### RECORDS SHOWN ###

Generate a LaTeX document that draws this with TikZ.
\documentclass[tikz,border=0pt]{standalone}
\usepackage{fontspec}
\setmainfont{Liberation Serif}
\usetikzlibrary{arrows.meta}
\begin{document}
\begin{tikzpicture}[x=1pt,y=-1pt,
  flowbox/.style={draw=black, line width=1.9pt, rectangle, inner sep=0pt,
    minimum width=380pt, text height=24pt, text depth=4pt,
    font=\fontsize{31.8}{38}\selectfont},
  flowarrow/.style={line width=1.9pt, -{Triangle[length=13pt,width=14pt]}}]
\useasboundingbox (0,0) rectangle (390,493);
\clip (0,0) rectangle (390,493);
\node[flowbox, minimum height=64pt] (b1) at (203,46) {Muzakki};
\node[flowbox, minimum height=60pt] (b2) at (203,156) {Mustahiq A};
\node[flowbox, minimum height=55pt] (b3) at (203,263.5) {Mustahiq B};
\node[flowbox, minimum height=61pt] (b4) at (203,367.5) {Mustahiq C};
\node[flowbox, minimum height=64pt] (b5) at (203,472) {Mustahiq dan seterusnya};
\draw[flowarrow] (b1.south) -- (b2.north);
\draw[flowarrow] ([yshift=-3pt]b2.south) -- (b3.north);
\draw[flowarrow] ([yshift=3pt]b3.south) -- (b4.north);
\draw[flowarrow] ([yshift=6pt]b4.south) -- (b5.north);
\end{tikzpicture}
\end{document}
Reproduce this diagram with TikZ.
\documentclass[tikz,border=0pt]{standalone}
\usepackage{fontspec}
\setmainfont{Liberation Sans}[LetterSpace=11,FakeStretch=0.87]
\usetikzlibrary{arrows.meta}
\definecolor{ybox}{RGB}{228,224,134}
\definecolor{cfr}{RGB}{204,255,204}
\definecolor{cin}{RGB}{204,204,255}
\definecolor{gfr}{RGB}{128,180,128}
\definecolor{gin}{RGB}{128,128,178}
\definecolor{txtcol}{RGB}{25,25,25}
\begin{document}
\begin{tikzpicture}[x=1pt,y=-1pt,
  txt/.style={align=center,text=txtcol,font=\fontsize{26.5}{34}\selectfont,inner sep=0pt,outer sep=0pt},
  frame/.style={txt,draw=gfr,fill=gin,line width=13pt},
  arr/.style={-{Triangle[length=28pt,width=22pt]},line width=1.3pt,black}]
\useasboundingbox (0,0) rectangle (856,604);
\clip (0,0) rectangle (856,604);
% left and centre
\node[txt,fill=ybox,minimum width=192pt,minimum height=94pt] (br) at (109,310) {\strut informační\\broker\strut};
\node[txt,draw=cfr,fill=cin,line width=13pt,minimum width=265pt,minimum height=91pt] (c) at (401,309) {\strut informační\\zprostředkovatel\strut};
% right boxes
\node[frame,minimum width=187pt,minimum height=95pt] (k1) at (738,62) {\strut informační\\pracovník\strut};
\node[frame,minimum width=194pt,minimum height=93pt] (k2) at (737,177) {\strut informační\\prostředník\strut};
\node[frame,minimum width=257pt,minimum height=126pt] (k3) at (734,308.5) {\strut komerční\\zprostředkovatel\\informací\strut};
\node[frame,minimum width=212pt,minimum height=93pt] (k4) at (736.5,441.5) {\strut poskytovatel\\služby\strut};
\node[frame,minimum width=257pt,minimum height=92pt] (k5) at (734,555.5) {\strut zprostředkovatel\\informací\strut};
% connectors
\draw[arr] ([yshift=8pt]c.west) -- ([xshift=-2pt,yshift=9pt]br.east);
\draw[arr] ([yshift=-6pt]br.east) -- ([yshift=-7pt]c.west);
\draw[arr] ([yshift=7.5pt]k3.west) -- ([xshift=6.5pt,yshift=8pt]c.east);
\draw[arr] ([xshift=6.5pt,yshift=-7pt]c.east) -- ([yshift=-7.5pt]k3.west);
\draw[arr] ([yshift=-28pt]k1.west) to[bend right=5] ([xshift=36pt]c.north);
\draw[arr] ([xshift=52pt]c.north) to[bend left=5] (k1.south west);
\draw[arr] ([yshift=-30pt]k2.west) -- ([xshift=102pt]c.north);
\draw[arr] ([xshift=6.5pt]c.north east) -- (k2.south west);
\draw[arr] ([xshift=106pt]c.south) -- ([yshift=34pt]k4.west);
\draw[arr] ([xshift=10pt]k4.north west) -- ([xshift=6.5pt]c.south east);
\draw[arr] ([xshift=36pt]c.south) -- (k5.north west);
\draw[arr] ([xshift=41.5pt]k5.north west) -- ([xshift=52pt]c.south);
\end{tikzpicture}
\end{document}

###
### RECORDS SHOWN ###

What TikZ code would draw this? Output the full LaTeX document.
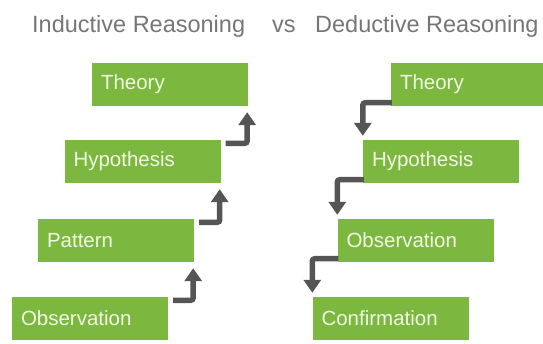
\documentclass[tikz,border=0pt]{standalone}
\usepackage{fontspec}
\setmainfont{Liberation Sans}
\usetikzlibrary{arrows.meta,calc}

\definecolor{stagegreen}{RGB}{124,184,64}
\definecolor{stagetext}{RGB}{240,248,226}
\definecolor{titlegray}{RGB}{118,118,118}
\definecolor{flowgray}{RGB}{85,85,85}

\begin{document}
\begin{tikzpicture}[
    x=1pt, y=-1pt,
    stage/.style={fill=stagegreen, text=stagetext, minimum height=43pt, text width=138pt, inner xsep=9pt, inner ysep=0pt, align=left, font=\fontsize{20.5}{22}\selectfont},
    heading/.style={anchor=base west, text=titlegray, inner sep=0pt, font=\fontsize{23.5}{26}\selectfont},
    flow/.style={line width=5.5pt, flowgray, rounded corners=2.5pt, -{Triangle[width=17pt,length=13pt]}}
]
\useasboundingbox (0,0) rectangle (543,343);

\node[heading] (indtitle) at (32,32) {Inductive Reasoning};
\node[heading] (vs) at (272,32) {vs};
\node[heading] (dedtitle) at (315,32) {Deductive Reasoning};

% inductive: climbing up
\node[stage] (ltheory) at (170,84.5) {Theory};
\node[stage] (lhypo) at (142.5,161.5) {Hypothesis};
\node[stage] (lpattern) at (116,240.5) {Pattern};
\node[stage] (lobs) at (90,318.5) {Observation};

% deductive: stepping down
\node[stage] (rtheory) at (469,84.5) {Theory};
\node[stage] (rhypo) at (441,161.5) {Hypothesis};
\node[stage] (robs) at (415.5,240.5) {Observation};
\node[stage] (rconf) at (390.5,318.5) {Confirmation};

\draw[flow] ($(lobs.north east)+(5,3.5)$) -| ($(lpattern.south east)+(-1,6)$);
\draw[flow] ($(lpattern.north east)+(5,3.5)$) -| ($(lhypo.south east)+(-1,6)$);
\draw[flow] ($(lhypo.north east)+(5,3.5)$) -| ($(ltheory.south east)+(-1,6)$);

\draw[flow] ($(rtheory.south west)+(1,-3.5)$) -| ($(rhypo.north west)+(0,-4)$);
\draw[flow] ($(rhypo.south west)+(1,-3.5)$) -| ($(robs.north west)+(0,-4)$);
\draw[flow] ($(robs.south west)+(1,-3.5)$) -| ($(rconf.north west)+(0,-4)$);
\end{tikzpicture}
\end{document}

###

◆ **SHORT TASK**:
Make a copy of each line that contains the string "LaTeX".

◆ **EXERCISE SOLUTION**:
Generate a LaTeX document that draws this with TikZ.
What TikZ code would draw this? Output the full LaTeX document.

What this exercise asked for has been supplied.